AIM OF THE EXERCISE | State the number of lines in these records holding "this". Say nothing more.

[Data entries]
---+---

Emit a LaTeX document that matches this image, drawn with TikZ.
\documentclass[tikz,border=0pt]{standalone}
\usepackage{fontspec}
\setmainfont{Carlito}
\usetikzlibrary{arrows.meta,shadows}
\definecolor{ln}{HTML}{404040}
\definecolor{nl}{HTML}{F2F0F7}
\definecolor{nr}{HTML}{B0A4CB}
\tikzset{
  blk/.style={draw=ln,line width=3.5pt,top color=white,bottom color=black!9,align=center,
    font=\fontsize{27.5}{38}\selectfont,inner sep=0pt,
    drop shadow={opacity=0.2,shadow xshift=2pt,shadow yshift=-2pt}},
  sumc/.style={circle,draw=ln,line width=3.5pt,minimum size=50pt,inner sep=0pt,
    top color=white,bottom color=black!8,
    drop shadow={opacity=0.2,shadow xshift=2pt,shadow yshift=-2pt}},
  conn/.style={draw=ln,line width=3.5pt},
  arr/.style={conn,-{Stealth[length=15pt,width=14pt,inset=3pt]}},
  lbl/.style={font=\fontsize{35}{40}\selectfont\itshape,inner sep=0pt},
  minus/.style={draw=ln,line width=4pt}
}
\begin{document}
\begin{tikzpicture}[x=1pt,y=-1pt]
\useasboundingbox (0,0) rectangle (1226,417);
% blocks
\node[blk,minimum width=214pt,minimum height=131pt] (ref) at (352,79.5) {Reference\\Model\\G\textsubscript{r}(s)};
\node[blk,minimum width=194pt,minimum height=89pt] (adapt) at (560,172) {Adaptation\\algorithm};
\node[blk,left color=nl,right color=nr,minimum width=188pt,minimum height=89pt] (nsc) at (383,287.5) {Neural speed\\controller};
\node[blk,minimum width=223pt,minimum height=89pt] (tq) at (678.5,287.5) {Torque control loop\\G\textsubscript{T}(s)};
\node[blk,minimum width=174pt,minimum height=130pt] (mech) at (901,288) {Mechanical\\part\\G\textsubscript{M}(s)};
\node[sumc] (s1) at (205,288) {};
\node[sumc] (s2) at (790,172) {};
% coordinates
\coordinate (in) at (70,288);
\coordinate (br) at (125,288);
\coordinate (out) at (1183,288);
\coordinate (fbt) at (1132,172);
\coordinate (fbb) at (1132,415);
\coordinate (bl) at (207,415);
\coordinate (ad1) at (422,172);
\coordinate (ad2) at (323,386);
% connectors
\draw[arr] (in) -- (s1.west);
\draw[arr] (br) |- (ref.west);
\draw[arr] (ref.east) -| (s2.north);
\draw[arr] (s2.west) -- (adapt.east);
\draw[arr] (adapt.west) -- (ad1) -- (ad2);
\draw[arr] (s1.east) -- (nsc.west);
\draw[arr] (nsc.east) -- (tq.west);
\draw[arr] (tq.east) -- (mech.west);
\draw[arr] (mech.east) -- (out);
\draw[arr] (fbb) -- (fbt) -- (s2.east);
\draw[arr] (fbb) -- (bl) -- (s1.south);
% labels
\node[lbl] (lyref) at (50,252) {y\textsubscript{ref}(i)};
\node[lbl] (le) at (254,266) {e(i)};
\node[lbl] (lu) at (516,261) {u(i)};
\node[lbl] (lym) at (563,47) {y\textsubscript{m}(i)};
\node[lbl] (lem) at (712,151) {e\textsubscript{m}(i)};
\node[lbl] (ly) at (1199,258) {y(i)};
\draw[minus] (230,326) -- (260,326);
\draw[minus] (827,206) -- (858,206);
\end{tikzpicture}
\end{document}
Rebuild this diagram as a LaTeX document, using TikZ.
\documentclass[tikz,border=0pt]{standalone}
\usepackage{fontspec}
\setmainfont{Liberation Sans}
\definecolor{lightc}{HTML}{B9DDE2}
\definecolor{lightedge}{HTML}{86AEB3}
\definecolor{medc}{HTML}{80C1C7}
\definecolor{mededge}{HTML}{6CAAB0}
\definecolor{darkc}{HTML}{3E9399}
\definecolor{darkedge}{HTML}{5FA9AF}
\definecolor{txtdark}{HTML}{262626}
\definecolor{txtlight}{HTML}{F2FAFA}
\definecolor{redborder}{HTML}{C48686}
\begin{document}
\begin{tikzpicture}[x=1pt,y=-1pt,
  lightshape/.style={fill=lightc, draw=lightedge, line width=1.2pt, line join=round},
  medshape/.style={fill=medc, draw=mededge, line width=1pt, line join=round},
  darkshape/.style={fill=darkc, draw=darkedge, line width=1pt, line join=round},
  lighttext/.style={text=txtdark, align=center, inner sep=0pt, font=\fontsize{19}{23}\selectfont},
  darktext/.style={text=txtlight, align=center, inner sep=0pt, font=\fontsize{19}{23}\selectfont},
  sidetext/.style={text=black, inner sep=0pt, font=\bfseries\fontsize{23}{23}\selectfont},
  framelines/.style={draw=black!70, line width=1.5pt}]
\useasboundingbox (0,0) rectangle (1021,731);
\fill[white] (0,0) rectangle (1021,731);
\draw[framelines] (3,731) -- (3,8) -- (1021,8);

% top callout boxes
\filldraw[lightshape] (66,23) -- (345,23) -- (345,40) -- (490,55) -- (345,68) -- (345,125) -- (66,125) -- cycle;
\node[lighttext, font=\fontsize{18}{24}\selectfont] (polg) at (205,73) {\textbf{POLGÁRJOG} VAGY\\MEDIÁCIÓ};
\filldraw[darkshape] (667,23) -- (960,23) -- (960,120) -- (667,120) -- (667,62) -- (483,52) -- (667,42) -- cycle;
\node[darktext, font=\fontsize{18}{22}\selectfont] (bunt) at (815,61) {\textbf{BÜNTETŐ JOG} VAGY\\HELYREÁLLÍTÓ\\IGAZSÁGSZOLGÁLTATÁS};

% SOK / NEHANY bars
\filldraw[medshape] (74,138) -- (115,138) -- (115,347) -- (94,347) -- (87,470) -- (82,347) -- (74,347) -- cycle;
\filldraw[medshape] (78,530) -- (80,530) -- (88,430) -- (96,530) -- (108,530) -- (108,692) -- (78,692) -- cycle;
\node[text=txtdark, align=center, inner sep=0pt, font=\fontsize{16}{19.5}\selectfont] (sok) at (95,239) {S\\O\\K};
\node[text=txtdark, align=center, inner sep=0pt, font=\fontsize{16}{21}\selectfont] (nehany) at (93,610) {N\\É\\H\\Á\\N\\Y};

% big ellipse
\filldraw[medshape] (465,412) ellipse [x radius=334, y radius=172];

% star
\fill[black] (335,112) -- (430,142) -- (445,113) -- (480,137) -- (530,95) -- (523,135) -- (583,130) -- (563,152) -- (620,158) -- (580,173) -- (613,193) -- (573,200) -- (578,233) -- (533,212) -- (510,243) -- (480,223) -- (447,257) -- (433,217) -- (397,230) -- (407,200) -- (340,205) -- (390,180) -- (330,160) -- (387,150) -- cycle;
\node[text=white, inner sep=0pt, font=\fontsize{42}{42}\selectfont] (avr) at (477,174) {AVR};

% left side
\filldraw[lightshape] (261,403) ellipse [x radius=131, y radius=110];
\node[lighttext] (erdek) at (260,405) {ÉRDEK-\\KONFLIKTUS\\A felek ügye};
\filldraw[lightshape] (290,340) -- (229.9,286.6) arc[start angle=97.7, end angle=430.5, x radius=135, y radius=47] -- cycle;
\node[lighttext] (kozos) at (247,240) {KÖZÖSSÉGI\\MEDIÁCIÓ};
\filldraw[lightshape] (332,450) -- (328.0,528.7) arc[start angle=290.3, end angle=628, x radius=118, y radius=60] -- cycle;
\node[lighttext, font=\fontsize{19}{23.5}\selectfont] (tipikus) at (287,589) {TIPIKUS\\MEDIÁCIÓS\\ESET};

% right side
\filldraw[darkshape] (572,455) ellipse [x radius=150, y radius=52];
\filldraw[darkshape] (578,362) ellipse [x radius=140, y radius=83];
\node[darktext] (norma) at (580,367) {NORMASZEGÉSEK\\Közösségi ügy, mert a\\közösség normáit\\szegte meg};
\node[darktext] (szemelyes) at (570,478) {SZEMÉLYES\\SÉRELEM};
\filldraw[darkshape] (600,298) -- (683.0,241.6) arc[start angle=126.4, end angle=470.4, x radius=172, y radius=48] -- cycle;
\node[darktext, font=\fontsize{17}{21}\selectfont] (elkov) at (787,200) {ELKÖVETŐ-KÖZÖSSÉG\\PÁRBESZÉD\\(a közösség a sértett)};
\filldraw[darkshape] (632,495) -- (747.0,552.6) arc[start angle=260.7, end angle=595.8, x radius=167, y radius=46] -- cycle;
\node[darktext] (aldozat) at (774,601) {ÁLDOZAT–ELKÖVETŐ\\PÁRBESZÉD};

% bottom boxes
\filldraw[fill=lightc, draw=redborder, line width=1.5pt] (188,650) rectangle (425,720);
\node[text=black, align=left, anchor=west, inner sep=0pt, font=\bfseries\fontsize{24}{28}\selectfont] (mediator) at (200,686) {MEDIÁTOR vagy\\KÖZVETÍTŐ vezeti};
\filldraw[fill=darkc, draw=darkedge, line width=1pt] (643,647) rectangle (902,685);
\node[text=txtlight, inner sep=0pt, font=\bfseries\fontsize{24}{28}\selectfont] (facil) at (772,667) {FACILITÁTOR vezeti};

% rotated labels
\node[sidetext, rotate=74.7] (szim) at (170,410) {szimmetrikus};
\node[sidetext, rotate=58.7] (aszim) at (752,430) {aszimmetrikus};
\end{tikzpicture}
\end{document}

---+---

REPLY TO THE TASK | 2